### WORK TO COMPLETE
Only the number is wanted: count the lines that contain "with".

### RECORDS
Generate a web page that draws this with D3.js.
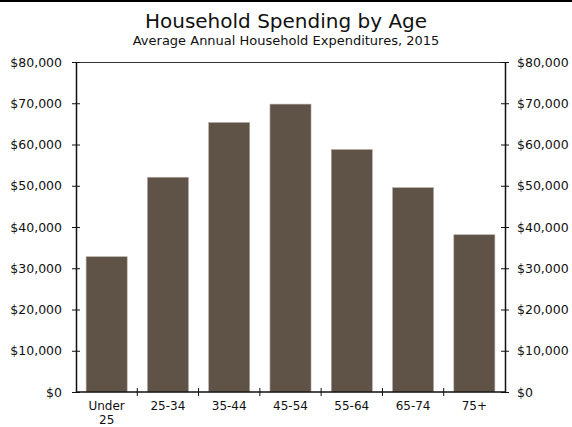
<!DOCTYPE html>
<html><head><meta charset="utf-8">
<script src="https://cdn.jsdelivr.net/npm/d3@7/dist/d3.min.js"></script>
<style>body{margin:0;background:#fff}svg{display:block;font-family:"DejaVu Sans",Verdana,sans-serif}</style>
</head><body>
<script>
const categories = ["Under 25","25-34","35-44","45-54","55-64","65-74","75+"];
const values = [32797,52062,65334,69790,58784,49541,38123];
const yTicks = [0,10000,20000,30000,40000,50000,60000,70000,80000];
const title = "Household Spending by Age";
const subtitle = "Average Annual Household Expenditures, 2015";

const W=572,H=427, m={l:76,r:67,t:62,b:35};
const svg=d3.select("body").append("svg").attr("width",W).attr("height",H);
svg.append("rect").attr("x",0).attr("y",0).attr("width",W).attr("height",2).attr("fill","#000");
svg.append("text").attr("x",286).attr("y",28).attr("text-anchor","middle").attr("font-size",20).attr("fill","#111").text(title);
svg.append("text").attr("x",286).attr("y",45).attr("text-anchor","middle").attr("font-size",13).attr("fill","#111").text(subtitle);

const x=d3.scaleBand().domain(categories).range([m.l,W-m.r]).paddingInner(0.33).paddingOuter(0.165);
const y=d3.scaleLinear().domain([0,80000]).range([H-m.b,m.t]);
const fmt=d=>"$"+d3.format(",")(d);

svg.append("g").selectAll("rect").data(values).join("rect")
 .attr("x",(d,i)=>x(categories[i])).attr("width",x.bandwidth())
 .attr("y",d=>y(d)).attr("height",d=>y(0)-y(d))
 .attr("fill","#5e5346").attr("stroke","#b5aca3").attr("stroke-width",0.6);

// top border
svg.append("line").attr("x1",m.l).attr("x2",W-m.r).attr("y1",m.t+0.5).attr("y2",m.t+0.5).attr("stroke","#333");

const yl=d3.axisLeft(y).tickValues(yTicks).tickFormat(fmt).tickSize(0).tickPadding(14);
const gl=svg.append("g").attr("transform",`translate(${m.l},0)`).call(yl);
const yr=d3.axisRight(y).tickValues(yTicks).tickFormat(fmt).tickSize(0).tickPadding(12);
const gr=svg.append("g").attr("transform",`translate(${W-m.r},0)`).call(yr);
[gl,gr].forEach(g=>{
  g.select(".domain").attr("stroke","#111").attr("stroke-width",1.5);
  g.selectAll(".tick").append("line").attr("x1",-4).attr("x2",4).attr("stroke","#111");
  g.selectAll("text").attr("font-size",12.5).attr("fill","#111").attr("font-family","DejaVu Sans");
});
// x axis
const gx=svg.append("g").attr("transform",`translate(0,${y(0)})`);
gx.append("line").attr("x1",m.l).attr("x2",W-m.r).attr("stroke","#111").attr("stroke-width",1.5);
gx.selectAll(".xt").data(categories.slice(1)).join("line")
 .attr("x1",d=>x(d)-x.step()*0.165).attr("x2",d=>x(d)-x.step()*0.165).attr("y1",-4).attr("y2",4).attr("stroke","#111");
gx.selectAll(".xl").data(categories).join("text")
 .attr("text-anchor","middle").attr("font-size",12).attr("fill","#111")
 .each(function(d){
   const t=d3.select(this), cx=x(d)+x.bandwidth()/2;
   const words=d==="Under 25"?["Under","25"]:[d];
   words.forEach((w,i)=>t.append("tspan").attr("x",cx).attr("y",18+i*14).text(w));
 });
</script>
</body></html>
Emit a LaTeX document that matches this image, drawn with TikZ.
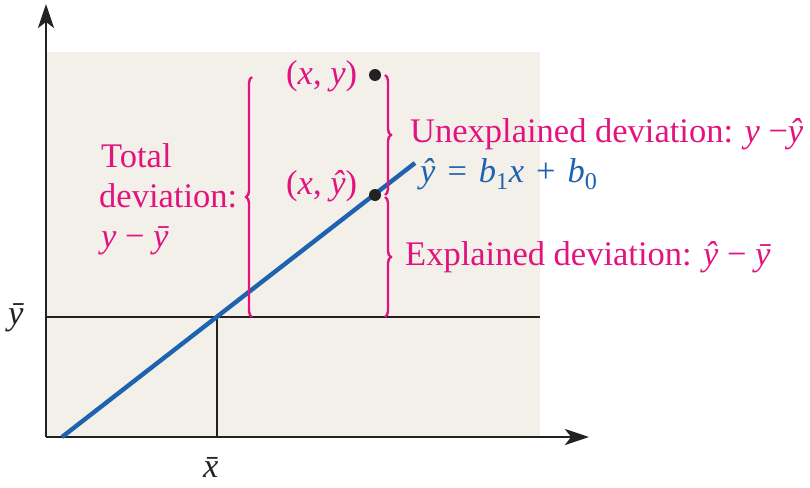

### FINISHED TASK
2